# Start of Data

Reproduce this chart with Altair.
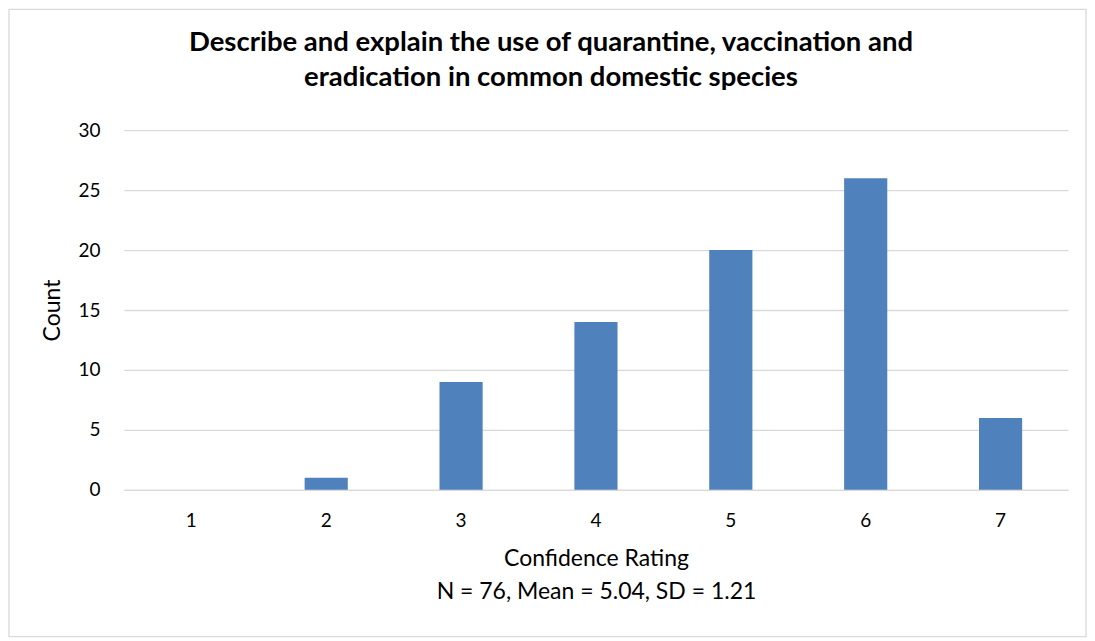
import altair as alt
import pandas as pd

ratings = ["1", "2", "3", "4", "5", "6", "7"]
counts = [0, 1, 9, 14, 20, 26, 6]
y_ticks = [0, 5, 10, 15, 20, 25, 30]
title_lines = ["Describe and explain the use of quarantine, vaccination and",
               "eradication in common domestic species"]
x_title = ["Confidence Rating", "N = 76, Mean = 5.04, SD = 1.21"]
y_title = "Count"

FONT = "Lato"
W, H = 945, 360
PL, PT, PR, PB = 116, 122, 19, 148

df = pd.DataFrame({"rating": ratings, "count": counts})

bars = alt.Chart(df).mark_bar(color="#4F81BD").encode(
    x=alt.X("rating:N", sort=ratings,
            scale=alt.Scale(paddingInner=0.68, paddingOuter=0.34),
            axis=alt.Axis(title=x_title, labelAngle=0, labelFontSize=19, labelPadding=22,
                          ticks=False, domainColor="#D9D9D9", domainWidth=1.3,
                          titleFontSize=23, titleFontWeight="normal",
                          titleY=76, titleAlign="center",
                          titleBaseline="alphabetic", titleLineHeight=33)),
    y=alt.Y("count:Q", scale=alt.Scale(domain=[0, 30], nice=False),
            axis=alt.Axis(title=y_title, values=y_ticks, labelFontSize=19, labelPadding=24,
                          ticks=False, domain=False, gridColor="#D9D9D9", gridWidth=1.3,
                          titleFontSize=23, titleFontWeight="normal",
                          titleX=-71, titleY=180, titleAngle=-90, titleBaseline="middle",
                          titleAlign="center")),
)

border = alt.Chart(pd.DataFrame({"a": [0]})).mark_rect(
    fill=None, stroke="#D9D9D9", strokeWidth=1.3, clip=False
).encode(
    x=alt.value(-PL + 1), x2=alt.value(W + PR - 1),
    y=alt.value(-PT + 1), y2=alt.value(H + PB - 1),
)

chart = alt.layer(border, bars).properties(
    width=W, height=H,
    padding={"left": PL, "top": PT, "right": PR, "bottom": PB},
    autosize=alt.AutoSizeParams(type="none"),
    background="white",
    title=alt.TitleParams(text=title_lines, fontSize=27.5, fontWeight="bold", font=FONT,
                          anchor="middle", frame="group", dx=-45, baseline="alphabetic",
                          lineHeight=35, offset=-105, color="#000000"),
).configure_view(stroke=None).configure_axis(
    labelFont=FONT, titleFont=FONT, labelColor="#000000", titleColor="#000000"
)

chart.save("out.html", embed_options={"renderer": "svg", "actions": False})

# End of Data

- [Stated goal]:
Reproduce the material in full, word for word, and omit the pictures.

- [Task response]:
Reproduce this chart with Altair.
import altair as alt
import pandas as pd

ratings = ["1", "2", "3", "4", "5", "6", "7"]
counts = [0, 1, 9, 14, 20, 26, 6]
y_ticks = [0, 5, 10, 15, 20, 25, 30]
title_lines = ["Describe and explain the use of quarantine, vaccination and",
               "eradication in common domestic species"]
x_title = ["Confidence Rating", "N = 76, Mean = 5.04, SD = 1.21"]
y_title = "Count"

FONT = "Lato"
W, H = 945, 360
PL, PT, PR, PB = 116, 122, 19, 148

df = pd.DataFrame({"rating": ratings, "count": counts})

bars = alt.Chart(df).mark_bar(color="#4F81BD").encode(
    x=alt.X("rating:N", sort=ratings,
            scale=alt.Scale(paddingInner=0.68, paddingOuter=0.34),
            axis=alt.Axis(title=x_title, labelAngle=0, labelFontSize=19, labelPadding=22,
                          ticks=False, domainColor="#D9D9D9", domainWidth=1.3,
                          titleFontSize=23, titleFontWeight="normal",
                          titleY=76, titleAlign="center",
                          titleBaseline="alphabetic", titleLineHeight=33)),
    y=alt.Y("count:Q", scale=alt.Scale(domain=[0, 30], nice=False),
            axis=alt.Axis(title=y_title, values=y_ticks, labelFontSize=19, labelPadding=24,
                          ticks=False, domain=False, gridColor="#D9D9D9", gridWidth=1.3,
                          titleFontSize=23, titleFontWeight="normal",
                          titleX=-71, titleY=180, titleAngle=-90, titleBaseline="middle",
                          titleAlign="center")),
)

border = alt.Chart(pd.DataFrame({"a": [0]})).mark_rect(
    fill=None, stroke="#D9D9D9", strokeWidth=1.3, clip=False
).encode(
    x=alt.value(-PL + 1), x2=alt.value(W + PR - 1),
    y=alt.value(-PT + 1), y2=alt.value(H + PB - 1),
)

chart = alt.layer(border, bars).properties(
    width=W, height=H,
    padding={"left": PL, "top": PT, "right": PR, "bottom": PB},
    autosize=alt.AutoSizeParams(type="none"),
    background="white",
    title=alt.TitleParams(text=title_lines, fontSize=27.5, fontWeight="bold", font=FONT,
                          anchor="middle", frame="group", dx=-45, baseline="alphabetic",
                          lineHeight=35, offset=-105, color="#000000"),
).configure_view(stroke=None).configure_axis(
    labelFont=FONT, titleFont=FONT, labelColor="#000000", titleColor="#000000"
)

chart.save("out.html", embed_options={"renderer": "svg", "actions": False})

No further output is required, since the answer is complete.